Sudden reimbursement
As Education Minister Isaksen tried to defend himself on a nationwide NRK radio debate program Monday morning, and Prime Minister Erna Solberg claimed she was glad DN had raised criticial questions about how the state monitors the private schools it helps fund, Anthon B Nilsen made a surprise announcement. Its private school-owning entity Anthon B Nilsen Skoledrift has suddenly decided to refund money and excuse debt to the newly merged Westerdals Oslo School of Arts, Communication and Technology in the amont of NOK 105 million.
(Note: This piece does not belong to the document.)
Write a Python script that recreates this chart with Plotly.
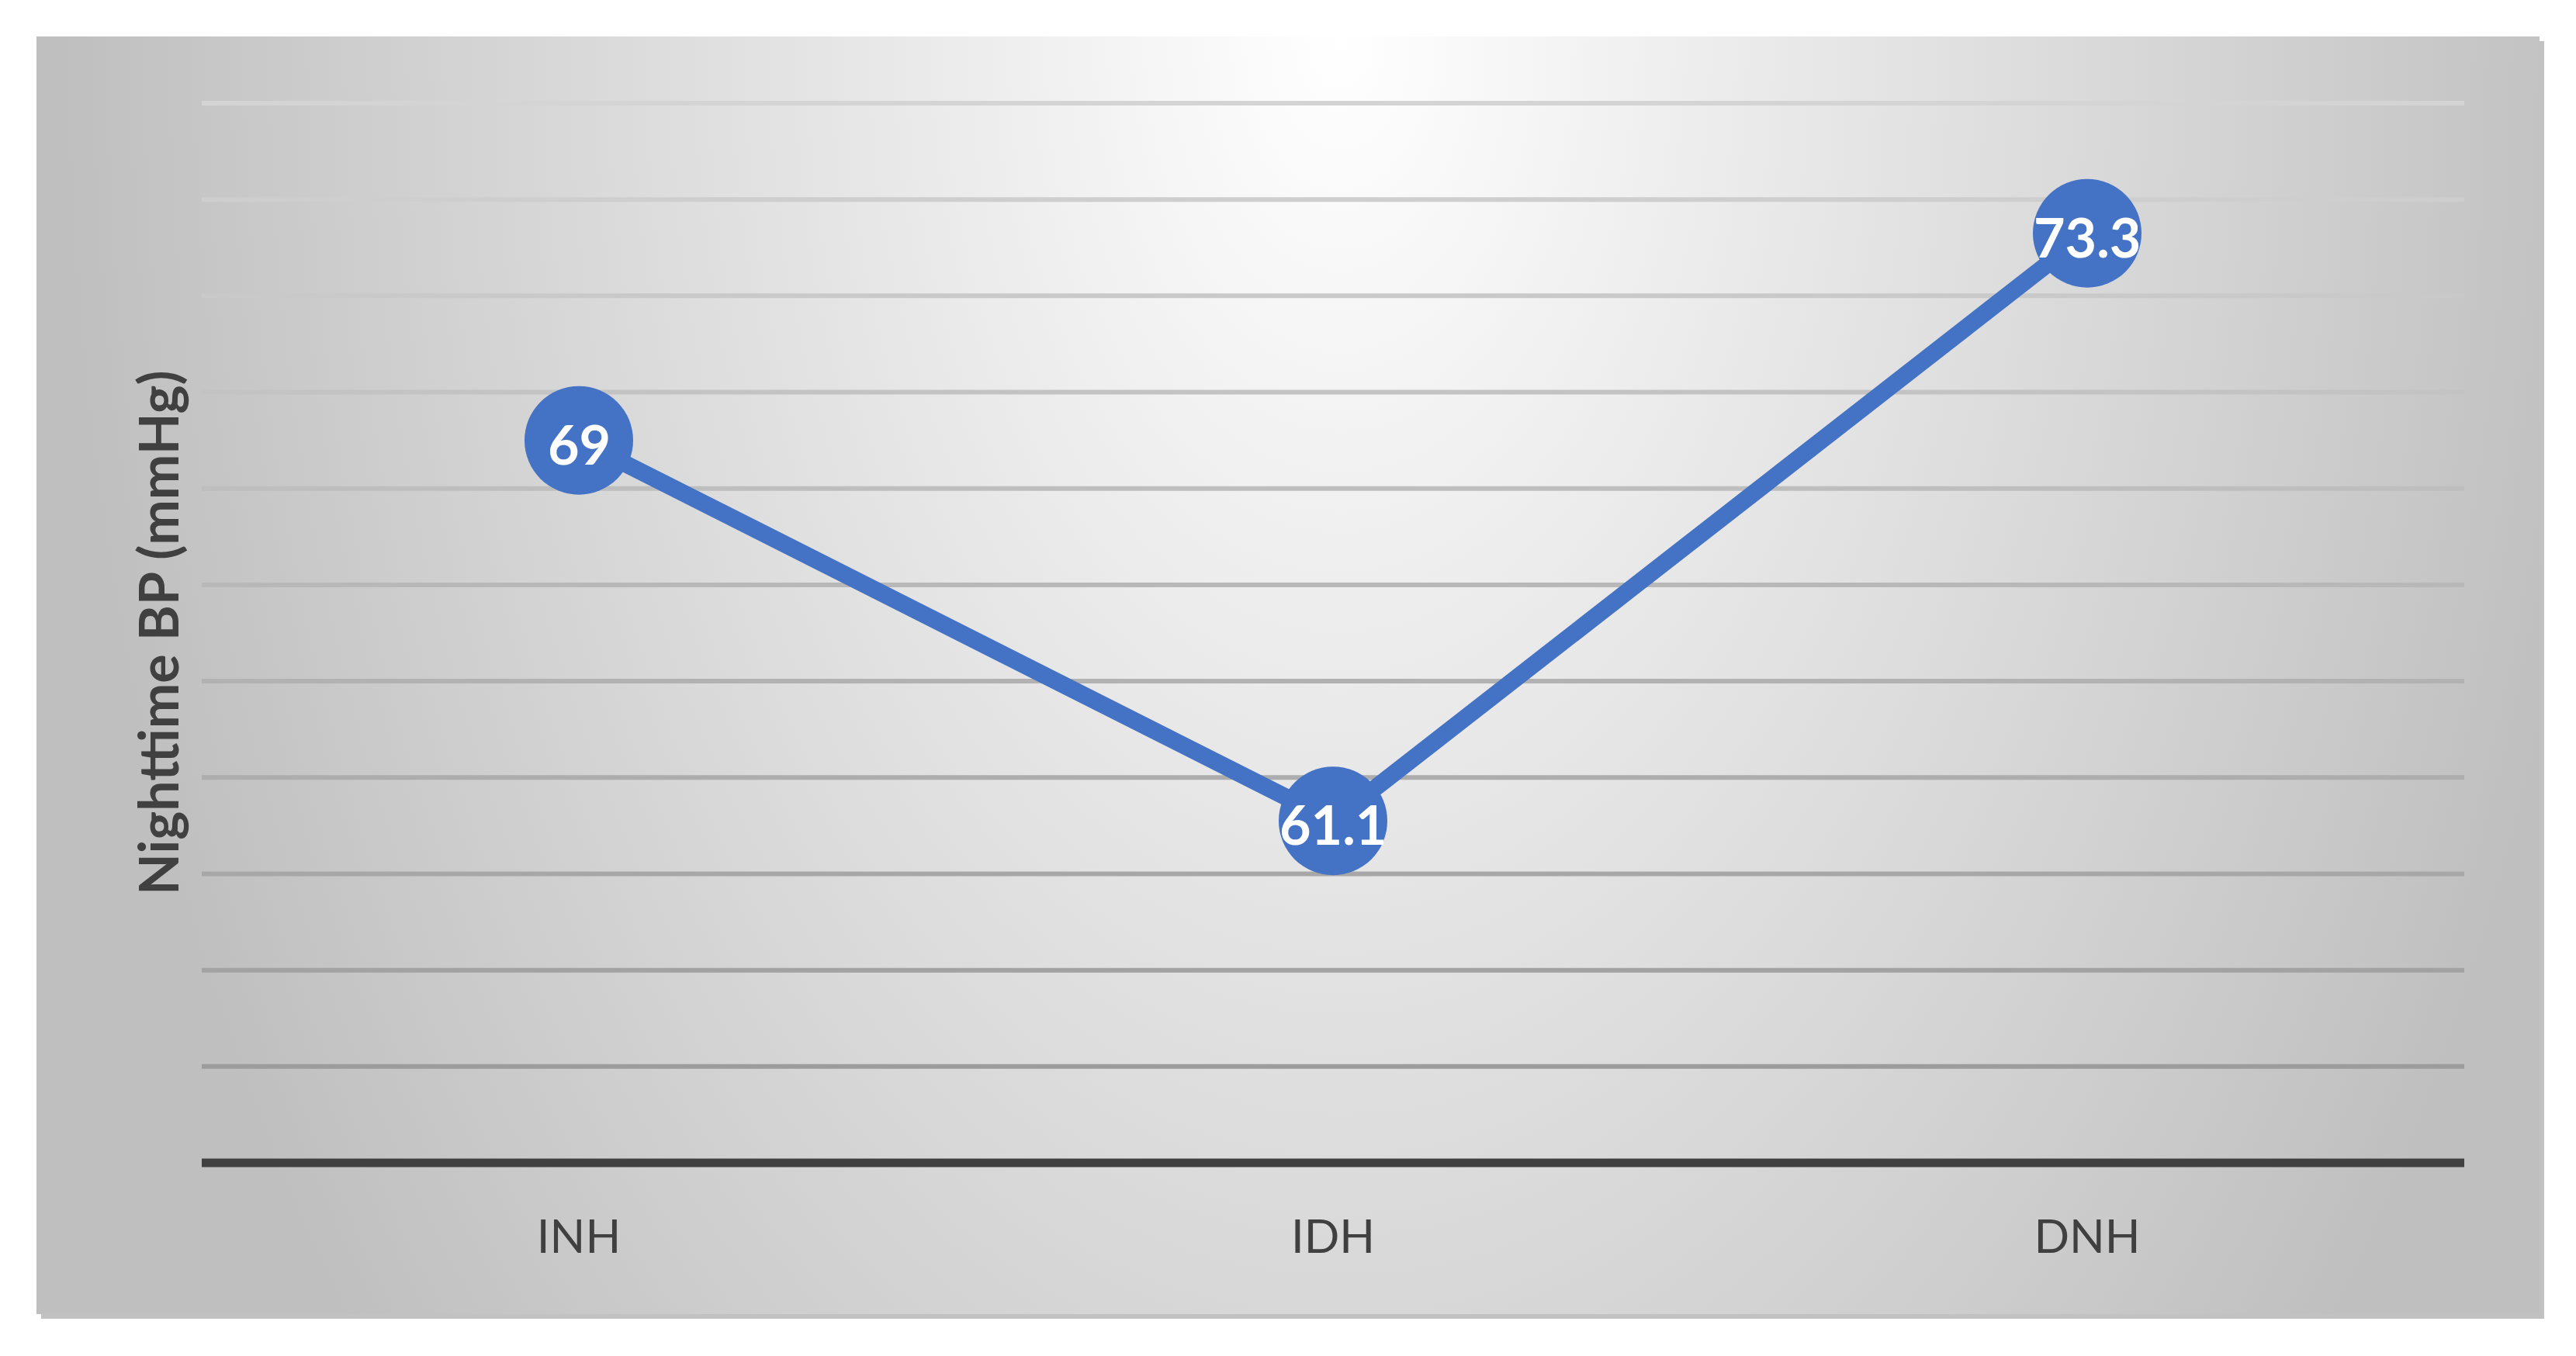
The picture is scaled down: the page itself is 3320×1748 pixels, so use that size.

Company officials deny any dividends to the owners were illegal.

Instead, the owners of Anthon B Nilsen simply were said to be “deeply worried” over the “uneasiness” created around the company among students and employees of Westerdals Oslo ACT. The company already has criticized DN’s stories, calling them “biased” and “slanted” and akin to “tabloid journalism” that does “not reflect reality.”

The company has “therefore decided to erase any doubt … about Westerdal’s financial foundation … by eliminating the capital effect of the merger of three schools.” More internal transactions would mobilize refunds of NOK 20 million and elimination of NOK 85 million the debt the formerly profitably Westerdal’s was saddled with.

Rector Hanssen called it “a good solution.” It’s unclear whether the Parliament, the state auditor general, the students, academic professionals and a long list of upset top politicians will agree. Late last week, investigators at the Norwegian police white-collar crime unit Økokrim also summoned ministry personnel for a meeting. Isaksen insisted that he was renewing the ministry’s effort “to get all the facts on the table.”